## BEGIN

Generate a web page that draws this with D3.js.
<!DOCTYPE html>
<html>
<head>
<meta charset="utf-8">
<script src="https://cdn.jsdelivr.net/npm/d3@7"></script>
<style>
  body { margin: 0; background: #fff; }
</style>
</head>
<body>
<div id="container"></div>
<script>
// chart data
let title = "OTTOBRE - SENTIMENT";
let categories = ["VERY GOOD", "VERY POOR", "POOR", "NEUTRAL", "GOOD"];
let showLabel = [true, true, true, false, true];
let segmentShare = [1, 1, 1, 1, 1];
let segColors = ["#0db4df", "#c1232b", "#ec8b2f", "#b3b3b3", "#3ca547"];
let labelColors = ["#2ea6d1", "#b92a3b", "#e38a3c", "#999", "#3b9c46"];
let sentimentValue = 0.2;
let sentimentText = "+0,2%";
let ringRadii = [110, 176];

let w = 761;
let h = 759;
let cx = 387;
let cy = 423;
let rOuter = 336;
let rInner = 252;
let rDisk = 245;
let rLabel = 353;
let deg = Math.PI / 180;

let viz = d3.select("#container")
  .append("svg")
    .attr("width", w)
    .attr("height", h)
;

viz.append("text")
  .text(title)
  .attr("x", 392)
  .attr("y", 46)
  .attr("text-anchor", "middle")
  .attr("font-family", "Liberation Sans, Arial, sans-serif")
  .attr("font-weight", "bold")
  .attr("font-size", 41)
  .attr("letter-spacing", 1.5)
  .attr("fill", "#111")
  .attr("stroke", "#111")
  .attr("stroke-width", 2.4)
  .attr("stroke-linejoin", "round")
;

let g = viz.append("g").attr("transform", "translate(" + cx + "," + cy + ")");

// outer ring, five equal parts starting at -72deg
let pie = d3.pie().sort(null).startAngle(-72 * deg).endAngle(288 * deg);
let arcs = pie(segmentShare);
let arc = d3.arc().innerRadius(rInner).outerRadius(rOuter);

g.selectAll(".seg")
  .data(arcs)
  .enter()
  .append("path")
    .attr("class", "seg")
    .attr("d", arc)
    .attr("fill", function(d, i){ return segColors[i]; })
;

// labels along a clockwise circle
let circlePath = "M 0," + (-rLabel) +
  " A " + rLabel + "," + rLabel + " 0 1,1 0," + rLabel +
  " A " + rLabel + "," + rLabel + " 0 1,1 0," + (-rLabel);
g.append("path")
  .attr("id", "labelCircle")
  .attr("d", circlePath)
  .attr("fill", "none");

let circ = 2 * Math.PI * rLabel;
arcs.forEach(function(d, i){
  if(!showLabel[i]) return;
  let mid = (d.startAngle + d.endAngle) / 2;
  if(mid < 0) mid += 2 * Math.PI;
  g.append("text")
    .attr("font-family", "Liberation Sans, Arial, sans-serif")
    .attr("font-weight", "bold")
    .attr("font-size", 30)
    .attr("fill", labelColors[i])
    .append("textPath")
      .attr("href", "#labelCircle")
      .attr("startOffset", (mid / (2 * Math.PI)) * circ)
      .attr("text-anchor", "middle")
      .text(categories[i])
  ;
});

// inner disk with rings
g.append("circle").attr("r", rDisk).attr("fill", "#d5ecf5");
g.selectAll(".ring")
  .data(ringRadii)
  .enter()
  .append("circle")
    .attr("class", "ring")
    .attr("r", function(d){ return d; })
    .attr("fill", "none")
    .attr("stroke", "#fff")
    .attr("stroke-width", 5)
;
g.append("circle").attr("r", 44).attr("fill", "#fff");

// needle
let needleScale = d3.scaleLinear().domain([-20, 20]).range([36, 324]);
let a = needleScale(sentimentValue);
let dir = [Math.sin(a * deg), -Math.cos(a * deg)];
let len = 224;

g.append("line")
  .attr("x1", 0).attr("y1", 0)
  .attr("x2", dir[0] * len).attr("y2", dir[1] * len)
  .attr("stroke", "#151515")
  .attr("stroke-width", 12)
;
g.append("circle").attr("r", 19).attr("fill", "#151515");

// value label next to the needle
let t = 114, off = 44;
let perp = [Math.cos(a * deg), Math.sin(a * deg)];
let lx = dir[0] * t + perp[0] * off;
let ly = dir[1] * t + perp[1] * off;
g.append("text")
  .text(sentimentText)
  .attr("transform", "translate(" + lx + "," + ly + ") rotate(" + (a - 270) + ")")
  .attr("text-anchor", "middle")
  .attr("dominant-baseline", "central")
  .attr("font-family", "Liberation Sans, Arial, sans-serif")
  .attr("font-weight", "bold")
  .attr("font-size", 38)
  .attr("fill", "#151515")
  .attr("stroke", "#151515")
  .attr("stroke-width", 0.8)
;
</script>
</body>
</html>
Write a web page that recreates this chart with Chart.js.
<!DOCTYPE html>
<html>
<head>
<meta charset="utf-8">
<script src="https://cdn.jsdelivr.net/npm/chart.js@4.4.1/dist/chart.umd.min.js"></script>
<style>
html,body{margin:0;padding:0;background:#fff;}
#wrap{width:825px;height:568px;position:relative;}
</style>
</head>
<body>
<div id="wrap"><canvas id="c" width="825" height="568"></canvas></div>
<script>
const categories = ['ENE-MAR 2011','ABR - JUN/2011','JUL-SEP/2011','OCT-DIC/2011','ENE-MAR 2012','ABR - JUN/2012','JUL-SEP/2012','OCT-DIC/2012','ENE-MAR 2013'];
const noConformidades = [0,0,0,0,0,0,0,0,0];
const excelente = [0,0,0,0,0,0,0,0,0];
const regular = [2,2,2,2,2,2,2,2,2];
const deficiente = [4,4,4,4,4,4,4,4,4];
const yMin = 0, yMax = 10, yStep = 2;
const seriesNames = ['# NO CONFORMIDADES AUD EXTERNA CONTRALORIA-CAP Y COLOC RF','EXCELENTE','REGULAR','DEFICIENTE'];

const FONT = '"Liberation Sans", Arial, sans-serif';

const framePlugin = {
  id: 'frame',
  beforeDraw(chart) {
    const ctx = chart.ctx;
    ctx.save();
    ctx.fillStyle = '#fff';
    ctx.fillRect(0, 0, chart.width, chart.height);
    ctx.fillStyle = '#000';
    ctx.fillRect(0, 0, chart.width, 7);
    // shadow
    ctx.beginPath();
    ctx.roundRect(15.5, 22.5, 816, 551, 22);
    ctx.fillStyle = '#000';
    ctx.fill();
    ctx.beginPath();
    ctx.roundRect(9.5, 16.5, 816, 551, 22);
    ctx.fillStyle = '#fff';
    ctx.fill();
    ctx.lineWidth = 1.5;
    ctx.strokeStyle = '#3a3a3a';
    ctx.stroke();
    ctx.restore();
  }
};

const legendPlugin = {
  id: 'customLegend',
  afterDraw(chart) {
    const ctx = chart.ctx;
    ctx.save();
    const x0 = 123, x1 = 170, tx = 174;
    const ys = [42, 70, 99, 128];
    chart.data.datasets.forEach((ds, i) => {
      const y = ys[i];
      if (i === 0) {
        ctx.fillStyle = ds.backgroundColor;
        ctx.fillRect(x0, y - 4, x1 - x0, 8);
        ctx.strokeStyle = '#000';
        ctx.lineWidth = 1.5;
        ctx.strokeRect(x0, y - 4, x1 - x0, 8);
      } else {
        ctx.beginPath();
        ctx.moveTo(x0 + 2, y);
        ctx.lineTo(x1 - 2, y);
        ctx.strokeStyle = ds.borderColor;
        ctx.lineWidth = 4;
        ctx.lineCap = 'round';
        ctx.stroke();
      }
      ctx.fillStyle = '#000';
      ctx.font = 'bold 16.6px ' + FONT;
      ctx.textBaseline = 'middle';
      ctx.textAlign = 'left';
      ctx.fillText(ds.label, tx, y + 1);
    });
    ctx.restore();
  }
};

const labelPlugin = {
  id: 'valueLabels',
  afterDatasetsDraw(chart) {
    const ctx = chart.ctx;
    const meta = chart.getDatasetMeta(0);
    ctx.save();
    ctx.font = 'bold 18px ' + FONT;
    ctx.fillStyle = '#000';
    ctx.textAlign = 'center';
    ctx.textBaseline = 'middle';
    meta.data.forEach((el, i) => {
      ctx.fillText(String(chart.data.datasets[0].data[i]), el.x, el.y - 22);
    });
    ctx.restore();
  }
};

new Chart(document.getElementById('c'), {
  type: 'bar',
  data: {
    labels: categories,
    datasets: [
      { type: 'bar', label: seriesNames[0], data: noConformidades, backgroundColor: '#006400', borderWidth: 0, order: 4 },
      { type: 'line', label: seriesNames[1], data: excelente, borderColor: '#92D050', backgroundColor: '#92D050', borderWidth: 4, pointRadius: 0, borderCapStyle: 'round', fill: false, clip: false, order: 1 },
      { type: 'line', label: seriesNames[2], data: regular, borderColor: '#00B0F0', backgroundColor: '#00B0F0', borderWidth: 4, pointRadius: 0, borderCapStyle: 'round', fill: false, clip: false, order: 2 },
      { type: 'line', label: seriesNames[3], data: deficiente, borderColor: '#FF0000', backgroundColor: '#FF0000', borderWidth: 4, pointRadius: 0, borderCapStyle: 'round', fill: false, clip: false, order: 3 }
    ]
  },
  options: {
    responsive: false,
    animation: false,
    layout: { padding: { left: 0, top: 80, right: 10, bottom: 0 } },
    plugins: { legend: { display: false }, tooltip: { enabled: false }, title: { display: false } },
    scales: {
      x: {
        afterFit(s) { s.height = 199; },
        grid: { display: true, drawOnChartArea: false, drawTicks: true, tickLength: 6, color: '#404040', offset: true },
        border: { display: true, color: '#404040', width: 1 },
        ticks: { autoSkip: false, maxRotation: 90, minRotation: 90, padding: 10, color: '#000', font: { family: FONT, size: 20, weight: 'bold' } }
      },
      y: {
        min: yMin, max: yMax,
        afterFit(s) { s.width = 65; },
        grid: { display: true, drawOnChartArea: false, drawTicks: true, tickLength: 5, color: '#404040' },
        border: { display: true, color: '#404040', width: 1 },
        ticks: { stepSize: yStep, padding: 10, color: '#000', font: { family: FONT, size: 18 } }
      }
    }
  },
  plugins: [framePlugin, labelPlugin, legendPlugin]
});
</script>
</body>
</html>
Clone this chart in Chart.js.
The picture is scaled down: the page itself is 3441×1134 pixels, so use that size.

## END

▸ PROBLEM TO SOLVE
Using the records above, find and show each line with the string "that".

▸ SOLUTION BELOW
Generate a web page that draws this with D3.js.
Write a web page that recreates this chart with Chart.js.
The picture is scaled down: the page itself is 3441×1134 pixels, so use that size.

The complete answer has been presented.